DATA LINES ▸

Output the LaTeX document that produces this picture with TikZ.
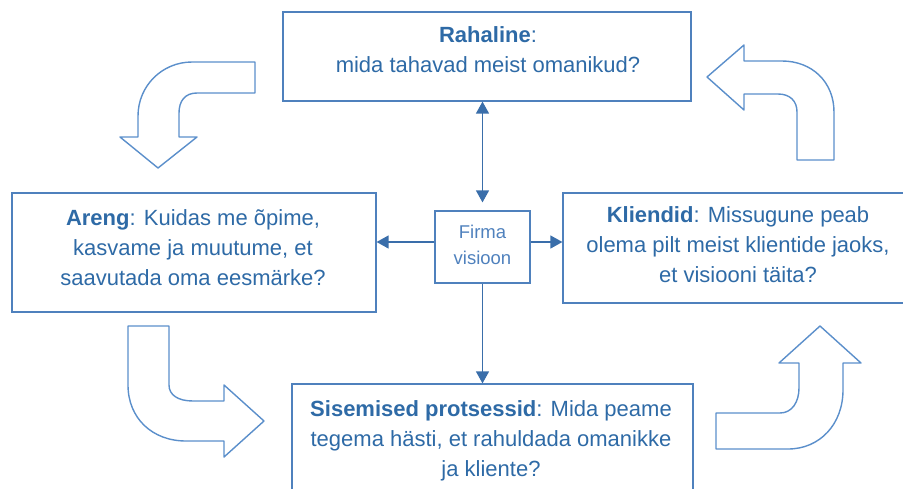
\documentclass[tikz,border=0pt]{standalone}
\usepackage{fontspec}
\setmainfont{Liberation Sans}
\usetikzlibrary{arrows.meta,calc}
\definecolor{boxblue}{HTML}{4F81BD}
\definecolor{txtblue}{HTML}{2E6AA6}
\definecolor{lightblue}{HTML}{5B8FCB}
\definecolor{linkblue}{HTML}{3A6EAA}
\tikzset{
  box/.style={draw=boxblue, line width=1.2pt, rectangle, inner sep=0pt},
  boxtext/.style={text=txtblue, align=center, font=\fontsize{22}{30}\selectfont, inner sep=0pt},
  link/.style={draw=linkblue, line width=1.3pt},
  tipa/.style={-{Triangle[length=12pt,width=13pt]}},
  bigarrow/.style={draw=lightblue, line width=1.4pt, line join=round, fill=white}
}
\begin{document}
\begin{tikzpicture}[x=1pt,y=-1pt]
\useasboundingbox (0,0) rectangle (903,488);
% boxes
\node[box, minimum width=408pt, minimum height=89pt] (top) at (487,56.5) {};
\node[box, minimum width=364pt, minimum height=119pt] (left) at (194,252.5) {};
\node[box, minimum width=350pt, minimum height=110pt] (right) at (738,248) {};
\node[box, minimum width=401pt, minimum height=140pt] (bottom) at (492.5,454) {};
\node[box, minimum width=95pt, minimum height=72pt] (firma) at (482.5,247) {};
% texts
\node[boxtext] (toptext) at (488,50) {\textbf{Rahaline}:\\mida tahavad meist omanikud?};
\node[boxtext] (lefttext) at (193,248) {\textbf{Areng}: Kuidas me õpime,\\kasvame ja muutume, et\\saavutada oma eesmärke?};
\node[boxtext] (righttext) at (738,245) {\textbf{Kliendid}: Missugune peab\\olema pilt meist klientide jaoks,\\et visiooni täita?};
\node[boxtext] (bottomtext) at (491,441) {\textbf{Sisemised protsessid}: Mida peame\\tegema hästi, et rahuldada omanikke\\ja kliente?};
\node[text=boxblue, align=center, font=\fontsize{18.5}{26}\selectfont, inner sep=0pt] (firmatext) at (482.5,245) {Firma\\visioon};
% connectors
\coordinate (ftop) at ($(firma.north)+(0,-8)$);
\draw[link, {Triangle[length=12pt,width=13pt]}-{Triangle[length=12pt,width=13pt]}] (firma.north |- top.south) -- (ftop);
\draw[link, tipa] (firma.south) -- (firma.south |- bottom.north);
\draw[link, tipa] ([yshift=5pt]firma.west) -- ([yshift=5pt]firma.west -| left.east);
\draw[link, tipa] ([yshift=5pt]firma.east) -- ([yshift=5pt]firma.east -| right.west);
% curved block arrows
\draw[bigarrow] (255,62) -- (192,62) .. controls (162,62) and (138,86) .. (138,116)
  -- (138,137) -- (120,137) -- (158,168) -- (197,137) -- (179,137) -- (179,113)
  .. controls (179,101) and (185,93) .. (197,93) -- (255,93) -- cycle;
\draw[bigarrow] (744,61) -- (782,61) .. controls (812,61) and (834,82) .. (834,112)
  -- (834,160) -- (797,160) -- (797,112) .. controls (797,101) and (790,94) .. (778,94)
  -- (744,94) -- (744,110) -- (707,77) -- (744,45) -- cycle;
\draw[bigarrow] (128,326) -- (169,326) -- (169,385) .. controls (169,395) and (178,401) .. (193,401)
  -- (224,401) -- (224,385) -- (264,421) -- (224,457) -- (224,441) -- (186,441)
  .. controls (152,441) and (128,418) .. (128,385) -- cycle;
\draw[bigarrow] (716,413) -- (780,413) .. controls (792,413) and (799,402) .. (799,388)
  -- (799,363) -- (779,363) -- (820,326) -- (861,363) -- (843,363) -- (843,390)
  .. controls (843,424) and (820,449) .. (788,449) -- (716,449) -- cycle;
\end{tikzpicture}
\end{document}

TASK BRIEF ▸ Quote each line of the listing exactly, but leave the pictures out.

RESULT ▸
Output the LaTeX document that produces this picture with TikZ.
\documentclass[tikz,border=0pt]{standalone}
\usepackage{fontspec}
\setmainfont{Liberation Sans}
\usetikzlibrary{arrows.meta,calc}
\definecolor{boxblue}{HTML}{4F81BD}
\definecolor{txtblue}{HTML}{2E6AA6}
\definecolor{lightblue}{HTML}{5B8FCB}
\definecolor{linkblue}{HTML}{3A6EAA}
\tikzset{
  box/.style={draw=boxblue, line width=1.2pt, rectangle, inner sep=0pt},
  boxtext/.style={text=txtblue, align=center, font=\fontsize{22}{30}\selectfont, inner sep=0pt},
  link/.style={draw=linkblue, line width=1.3pt},
  tipa/.style={-{Triangle[length=12pt,width=13pt]}},
  bigarrow/.style={draw=lightblue, line width=1.4pt, line join=round, fill=white}
}
\begin{document}
\begin{tikzpicture}[x=1pt,y=-1pt]
\useasboundingbox (0,0) rectangle (903,488);
% boxes
\node[box, minimum width=408pt, minimum height=89pt] (top) at (487,56.5) {};
\node[box, minimum width=364pt, minimum height=119pt] (left) at (194,252.5) {};
\node[box, minimum width=350pt, minimum height=110pt] (right) at (738,248) {};
\node[box, minimum width=401pt, minimum height=140pt] (bottom) at (492.5,454) {};
\node[box, minimum width=95pt, minimum height=72pt] (firma) at (482.5,247) {};
% texts
\node[boxtext] (toptext) at (488,50) {\textbf{Rahaline}:\\mida tahavad meist omanikud?};
\node[boxtext] (lefttext) at (193,248) {\textbf{Areng}: Kuidas me õpime,\\kasvame ja muutume, et\\saavutada oma eesmärke?};
\node[boxtext] (righttext) at (738,245) {\textbf{Kliendid}: Missugune peab\\olema pilt meist klientide jaoks,\\et visiooni täita?};
\node[boxtext] (bottomtext) at (491,441) {\textbf{Sisemised protsessid}: Mida peame\\tegema hästi, et rahuldada omanikke\\ja kliente?};
\node[text=boxblue, align=center, font=\fontsize{18.5}{26}\selectfont, inner sep=0pt] (firmatext) at (482.5,245) {Firma\\visioon};
% connectors
\coordinate (ftop) at ($(firma.north)+(0,-8)$);
\draw[link, {Triangle[length=12pt,width=13pt]}-{Triangle[length=12pt,width=13pt]}] (firma.north |- top.south) -- (ftop);
\draw[link, tipa] (firma.south) -- (firma.south |- bottom.north);
\draw[link, tipa] ([yshift=5pt]firma.west) -- ([yshift=5pt]firma.west -| left.east);
\draw[link, tipa] ([yshift=5pt]firma.east) -- ([yshift=5pt]firma.east -| right.west);
% curved block arrows
\draw[bigarrow] (255,62) -- (192,62) .. controls (162,62) and (138,86) .. (138,116)
  -- (138,137) -- (120,137) -- (158,168) -- (197,137) -- (179,137) -- (179,113)
  .. controls (179,101) and (185,93) .. (197,93) -- (255,93) -- cycle;
\draw[bigarrow] (744,61) -- (782,61) .. controls (812,61) and (834,82) .. (834,112)
  -- (834,160) -- (797,160) -- (797,112) .. controls (797,101) and (790,94) .. (778,94)
  -- (744,94) -- (744,110) -- (707,77) -- (744,45) -- cycle;
\draw[bigarrow] (128,326) -- (169,326) -- (169,385) .. controls (169,395) and (178,401) .. (193,401)
  -- (224,401) -- (224,385) -- (264,421) -- (224,457) -- (224,441) -- (186,441)
  .. controls (152,441) and (128,418) .. (128,385) -- cycle;
\draw[bigarrow] (716,413) -- (780,413) .. controls (792,413) and (799,402) .. (799,388)
  -- (799,363) -- (779,363) -- (820,326) -- (861,363) -- (843,363) -- (843,390)
  .. controls (843,424) and (820,449) .. (788,449) -- (716,449) -- cycle;
\end{tikzpicture}
\end{document}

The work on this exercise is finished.